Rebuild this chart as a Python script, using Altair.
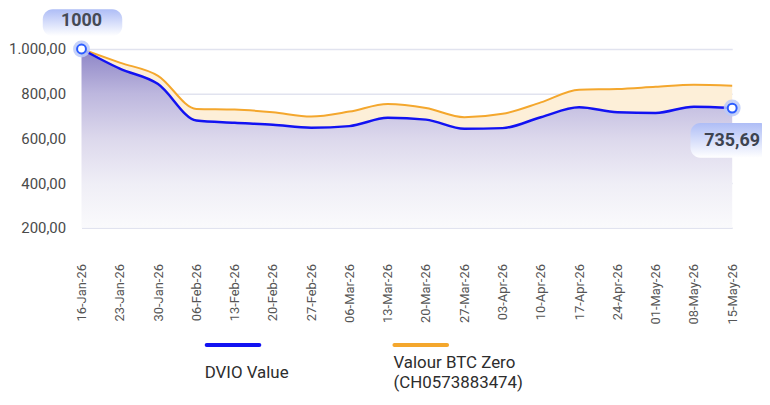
import altair as alt
import pandas as pd

# ---- data ----
dates = ["16-Jan-26", "23-Jan-26", "30-Jan-26", "06-Feb-26", "13-Feb-26", "20-Feb-26",
         "27-Feb-26", "06-Mar-26", "13-Mar-26", "20-Mar-26", "27-Mar-26", "03-Apr-26",
         "10-Apr-26", "17-Apr-26", "24-Apr-26", "01-May-26", "08-May-26", "15-May-26"]
dvio = [1000, 912, 843, 680, 670, 661, 648, 655, 692, 684, 643, 646,
        695, 739, 717, 714, 742, 735.69]
valour = [1000, 939, 880, 732, 729, 717, 698, 720, 754, 736, 695, 710,
          761, 818, 821, 831, 840, 836]
y_ticks = [200, 400, 600, 800, 1000]
series_names = ["DVIO Value", "Valour BTC Zero", "(CH0573883474)"]

df = pd.DataFrame({"i": list(range(len(dates))), "label": dates,
                   "dvio": dvio, "valour": valour})
first = df.iloc[[0]]
last = df.iloc[[-1]]
one = pd.DataFrame({"k": [0]})

FONT = "Roboto"
BLUE = "#1212f2"
ORANGE = "#f4a72d"

label_js = "[" + ",".join("'%s'" % d for d in dates) + "][datum.value]"
de_fmt = ("replace(replace(replace(format(datum.value, ',.2f'), ',', '#'), '.', ','), '#', '.')")

x_axis = alt.Axis(values=list(range(len(dates))), tickCount=len(dates),
                  labelExpr=label_js,
                  labelAngle=-90, labelPadding=36, labelFontSize=13,
                  labelColor="#555555", labelFont=FONT, grid=False,
                  labelOverlap=False, labelBound=False,
                  domain=False, ticks=False, title=None)
x_scale = alt.Scale(domain=[0, len(dates) - 1], nice=False, zero=False)
y_scale = alt.Scale(domain=[200, 1000], nice=False, zero=False)
y_axis = alt.Axis(values=y_ticks, labelExpr=de_fmt, labelFontSize=15,
                  labelColor="#4a4a4a", labelFont=FONT, labelPadding=16,
                  labelOverlap=False,
                  grid=True, gridColor="#e1e3ef", gridWidth=1.5,
                  domain=False, ticks=False, title=None)

X = alt.X("i:Q", scale=x_scale, axis=x_axis)


def Y(field):
    return alt.Y(field, scale=y_scale, axis=y_axis)


base = alt.Chart(df)

purple = alt.Gradient(gradient="linear", x1=0, x2=0, y1=0, y2=1, stops=[
    alt.GradientStop(color="#8c84c6", offset=0),
    alt.GradientStop(color="#bdb7de", offset=0.25),
    alt.GradientStop(color="#dcd8ec", offset=0.5),
    alt.GradientStop(color="#efeef6", offset=0.75),
    alt.GradientStop(color="#fafafc", offset=1),
])

area_main = base.mark_area(interpolate="monotone", color=purple).encode(
    x=X, y=Y("dvio:Q"), y2=alt.datum(200))

band = base.mark_area(interpolate="monotone", color="#fdefd8").encode(
    x=X, y=Y("valour:Q"), y2="dvio:Q")

line_orange = base.mark_line(interpolate="monotone", color=ORANGE, strokeWidth=2).encode(
    x=X, y=Y("valour:Q"))
line_blue = base.mark_line(interpolate="monotone", color=BLUE, strokeWidth=2.5).encode(
    x=X, y=Y("dvio:Q"))

ends = alt.Chart(pd.concat([first, last]))
halo = ends.mark_circle(size=290, color="#bccaf8", opacity=0.85).encode(x=X, y=Y("dvio:Q"))
dot = ends.mark_point(size=80, filled=True, fill="white", stroke="#2b5cff",
                      strokeWidth=2, opacity=1).encode(x=X, y=Y("dvio:Q"))

badge_grad = alt.Gradient(gradient="linear", x1=0, x2=0, y1=0, y2=1, stops=[
    alt.GradientStop(color="#aebdf6", offset=0),
    alt.GradientStop(color="#ffffff", offset=1),
])

badge1 = alt.Chart(first).mark_rect(
    fill=badge_grad, cornerRadius=10, xOffset=-39, x2Offset=41, yOffset=-40, y2Offset=-13
).encode(x=X, x2="i:Q", y=Y("dvio:Q"), y2="dvio:Q")
text1 = alt.Chart(first).transform_calculate(t="format(datum.dvio, 'd')").mark_text(
    dy=-28, fontSize=18, fontWeight="bold", color="#454a55", font=FONT
).encode(x=X, y=Y("dvio:Q"), text="t:N")

badge2 = alt.Chart(last).mark_rect(
    fill=badge_grad, cornerRadius=10, xOffset=-42, x2Offset=38, yOffset=15, y2Offset=50
).encode(x=X, x2="i:Q", y=Y("dvio:Q"), y2="dvio:Q")
text2 = alt.Chart(last).transform_calculate(
    t="replace(format(datum.dvio, '.2f'), '.', ',')").mark_text(
    dy=33, fontSize=18, fontWeight="bold", color="#3d4350", font=FONT
).encode(x=X, y=Y("dvio:Q"), text="t:N")

leg = alt.Chart(one)
sw1 = leg.mark_rule(color=BLUE, strokeWidth=4, strokeCap="round").encode(
    x=alt.value(126), x2=alt.value(179), y=alt.value(298))
sw2 = leg.mark_rule(color=ORANGE, strokeWidth=4, strokeCap="round").encode(
    x=alt.value(315), x2=alt.value(368), y=alt.value(298))
lt1 = leg.mark_text(align="left", baseline="middle", fontSize=17, color="#2d2d2d",
                    font=FONT, text=series_names[0]).encode(
    x=alt.value(124), y=alt.value(326))
lt2 = leg.mark_text(align="left", baseline="middle", fontSize=17, color="#2d2d2d",
                    font=FONT, text=series_names[1]).encode(
    x=alt.value(314), y=alt.value(316))
lt3 = leg.mark_text(align="left", baseline="middle", fontSize=17, color="#2d2d2d",
                    font=FONT, text=series_names[2]).encode(
    x=alt.value(314), y=alt.value(336))

chart = alt.layer(
    area_main, band, line_orange, line_blue, halo, dot,
    badge1, text1, badge2, text2, sw1, sw2, lt1, lt2, lt3
).properties(
    width=655, height=180,
    autosize=alt.AutoSizeParams(type="none"),
    padding={"left": 74, "top": 40, "right": 30, "bottom": 165},
).configure_view(stroke=None)

chart.save("out.html", embed_options={"renderer": "svg", "actions": False})
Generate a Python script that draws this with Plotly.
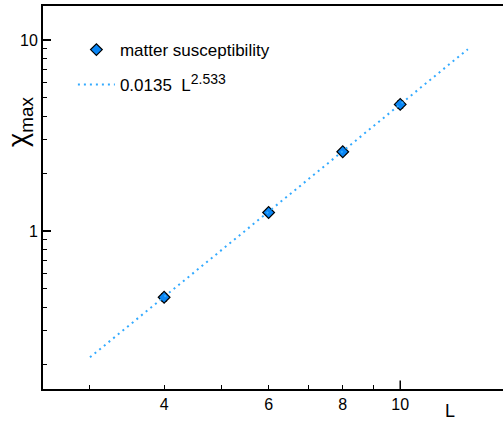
import numpy as np
import plotly.graph_objects as go

# data
L = [4, 6, 8, 10]
chi_max = [0.45, 1.25, 2.6, 4.6]
chi_err = [0.02, 0.04, 0.08, 0.2]
fit_amp = 0.0135
fit_exp = 2.533
fit_L = [3, 13]
fit_chi = [fit_amp * v ** fit_exp for v in fit_L]

x_ticks = [4, 6, 8, 10]
x_minor = [3, 5, 7, 9]
y_ticks = [1, 10]
y_minor = [0.2, 0.3, 0.4, 0.5, 0.6, 0.7, 0.8, 0.9, 2, 3, 4, 5, 6, 7, 8, 9]

FONT = "Liberation Sans, Arial, Helvetica, sans-serif"

fig = go.Figure()
fig.add_trace(go.Scatter(
    x=L, y=chi_max, mode="markers", name="matter susceptibility",
    marker=dict(symbol="diamond", size=9, color="#0a86f5",
                line=dict(color="black", width=1.2)),
    error_y=dict(type="data", array=chi_err, color="black", thickness=1, width=3),
    legend="legend",
))
fig.add_trace(go.Scatter(
    x=fit_L, y=fit_chi, mode="lines",
    name='0.0135  L<sup><span style="font-size:14px">2.533</span></sup>',
    line=dict(color="#33aaff", width=2, dash="2px,4px"),
    legend="legend2",
))

fig.update_layout(
    width=503, height=423,
    margin=dict(l=43, r=0, t=6, b=34),
    paper_bgcolor="white", plot_bgcolor="white",
    font=dict(family=FONT, size=16, color="black"),
    legend=dict(x=0.065, y=0.885, xanchor="left", yanchor="middle",
                itemwidth=37, font=dict(size=17), bgcolor="rgba(0,0,0,0)"),
    legend2=dict(x=0.065, y=0.794, xanchor="left", yanchor="middle",
                 itemwidth=37, font=dict(size=17), bgcolor="rgba(0,0,0,0)"),
    showlegend=True,
)

fig.update_xaxes(
    type="log", range=[np.log10(2.5), np.log10(14.9)],
    tickmode="array", tickvals=x_ticks, ticktext=[str(v) for v in x_ticks],
    ticks="inside", ticklen=4, tickwidth=1.2, tickcolor="black",
    minor=dict(tickmode="array", tickvals=x_minor, ticks="inside", ticklen=4,
               tickwidth=1.2, tickcolor="black", showgrid=False),
    showline=True, linewidth=2, linecolor="black", mirror=True,
    showgrid=False, zeroline=False,
    tickfont=dict(size=16),
)
fig.update_yaxes(
    type="log", range=[-0.827, 1.178],
    tickmode="array", tickvals=y_ticks, ticktext=[str(v) for v in y_ticks],
    ticks="inside", ticklen=8, tickwidth=1.5, tickcolor="black",
    minor=dict(tickmode="array", tickvals=y_minor, ticks="inside", ticklen=4,
               tickwidth=1.2, tickcolor="black", showgrid=False),
    showline=True, linewidth=2, linecolor="black", mirror=False,
    showgrid=False, zeroline=False,
    tickfont=dict(size=16),
)

# longer tick at L = 10
fig.add_shape(type="line", xref="x", yref="paper", x0=10, x1=10, y0=0, y1=0.022,
              line=dict(color="black", width=1.5))

# axis titles
fig.add_annotation(text="χ<sub>max</sub>", xref="paper", yref="paper",
                   x=-43/460 + 20/460, y=(389-122)/383, xanchor="center", yanchor="middle",
                   textangle=-90, showarrow=False, font=dict(size=27))
fig.add_annotation(text="L", xref="paper", yref="paper",
                   x=(450-43)/460, y=(389-411)/383, xanchor="center", yanchor="middle",
                   showarrow=False, font=dict(size=18))

fig.write_html("out.html")
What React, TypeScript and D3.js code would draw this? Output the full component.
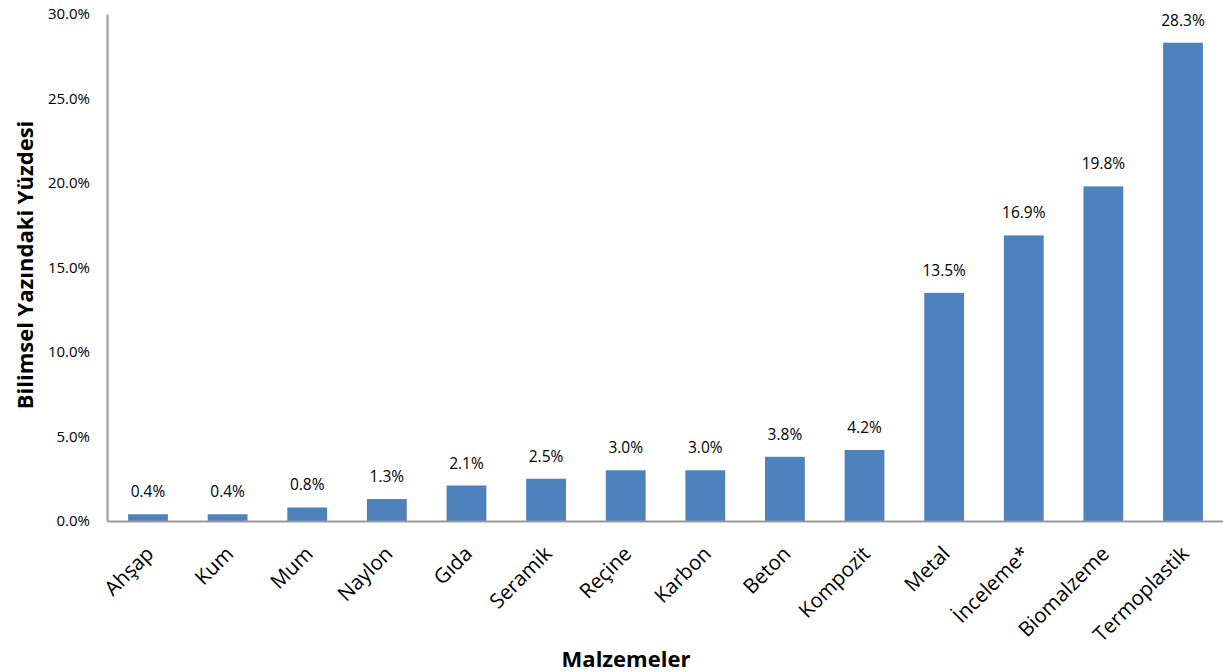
import { useEffect, useRef } from "react";
import * as d3 from "d3";

const categories = [
  "Ahşap", "Kum", "Mum", "Naylon", "Gıda", "Seramik", "Reçine",
  "Karbon", "Beton", "Kompozit", "Metal", "İnceleme*", "Biomalzeme", "Termoplastik",
];
const values = [0.4, 0.4, 0.8, 1.3, 2.1, 2.5, 3.0, 3.0, 3.8, 4.2, 13.5, 16.9, 19.8, 28.3];
const yTicks = [0, 5, 10, 15, 20, 25, 30];

const FONT = "'Open Sans', 'Noto Sans', sans-serif";

export default function App() {
  const svgRef = useRef<SVGSVGElement>(null);

  useEffect(() => {
    if (!svgRef.current) return;
    const root = d3.select(svgRef.current);
    root.selectAll("*").remove();

    const H = 672;
    const margin = { top: 14, right: 0, bottom: 151, left: 107 };
    const width = 1117;
    const height = H - margin.top - margin.bottom;

    const svg = root.append("g").attr("transform", `translate(${margin.left},${margin.top})`);

    const x = d3.scaleBand().domain(categories).range([0, width]).paddingInner(0.5).paddingOuter(0.265);
    const y = d3.scaleLinear().domain([0, 30]).range([height, 0]);

    // bars
    svg.selectAll("rect.bar")
      .data(values)
      .enter()
      .append("rect")
      .attr("class", "bar")
      .attr("x", (_, i) => x(categories[i])!)
      .attr("width", x.bandwidth())
      .attr("y", d => y(d))
      .attr("height", d => height - y(d))
      .attr("fill", "#4F81BD");

    // value labels
    svg.selectAll("text.val")
      .data(values)
      .enter()
      .append("text")
      .attr("class", "val")
      .attr("x", (_, i) => x(categories[i])! + x.bandwidth() / 2)
      .attr("y", d => y(d) - 17)
      .attr("text-anchor", "middle")
      .style("font-family", FONT)
      .style("font-size", "15.5px")
      .attr("fill", "#000")
      .text(d => `${d.toFixed(1)}%`);

    // y axis
    const yAxis = svg.append("g")
      .call(d3.axisLeft(y).tickValues(yTicks).tickSize(0).tickPadding(17).tickFormat(d => `${(+d).toFixed(1)}%`));
    yAxis.select(".domain").attr("stroke", "#999").attr("stroke-width", 2);
    yAxis.selectAll(".tick text").style("font-family", FONT).style("font-size", "15px").attr("fill", "#000");

    // x axis
    const xAxis = svg.append("g")
      .attr("transform", `translate(0,${height})`)
      .call(d3.axisBottom(x).tickSize(0).tickSizeOuter(0));
    xAxis.select(".domain").attr("stroke", "#999").attr("stroke-width", 2);
    xAxis.selectAll<SVGTextElement, string>(".tick text")
      .attr("text-anchor", "end")
      .attr("x", 0)
      .attr("y", 0)
      .attr("dy", "0")
      .attr("transform", "translate(7,34) rotate(-45)")
      .style("font-family", FONT)
      .style("font-size", "20.5px")
      .attr("fill", "#000");

    // axis titles
    root.append("text")
      .attr("x", 626)
      .attr("y", 667)
      .attr("text-anchor", "middle")
      .style("font-family", FONT)
      .style("font-size", "22px")
      .style("font-weight", "bold")
      .text("Malzemeler");

    root.append("text")
      .attr("transform", `translate(33,265) rotate(-90)`)
      .attr("text-anchor", "middle")
      .style("font-family", FONT)
      .style("font-size", "22px")
      .style("font-weight", "bold")
      .text("Bilimsel Yazındaki Yüzdesi");
  }, []);

  return (
    <div style={{ position: "absolute", left: 0, top: 0, width: 1223, height: 672, background: "#fff", overflow: "hidden" }}>
      <svg ref={svgRef} width={1223} height={672} style={{ display: "block" }}></svg>
    </div>
  );
}
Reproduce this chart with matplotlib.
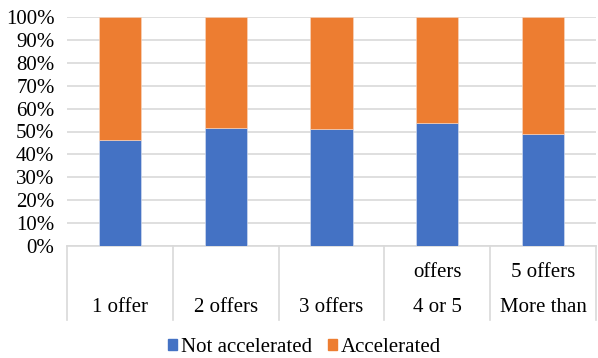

== == ==

● **Task brief**: Could the lines from the top of the material through the line with "import pandas as pd" be repeated exactly, pictures left out?

● **Correct answer**:
Rebuild this chart as a Python script, using Altair.
import altair as alt
import pandas as pd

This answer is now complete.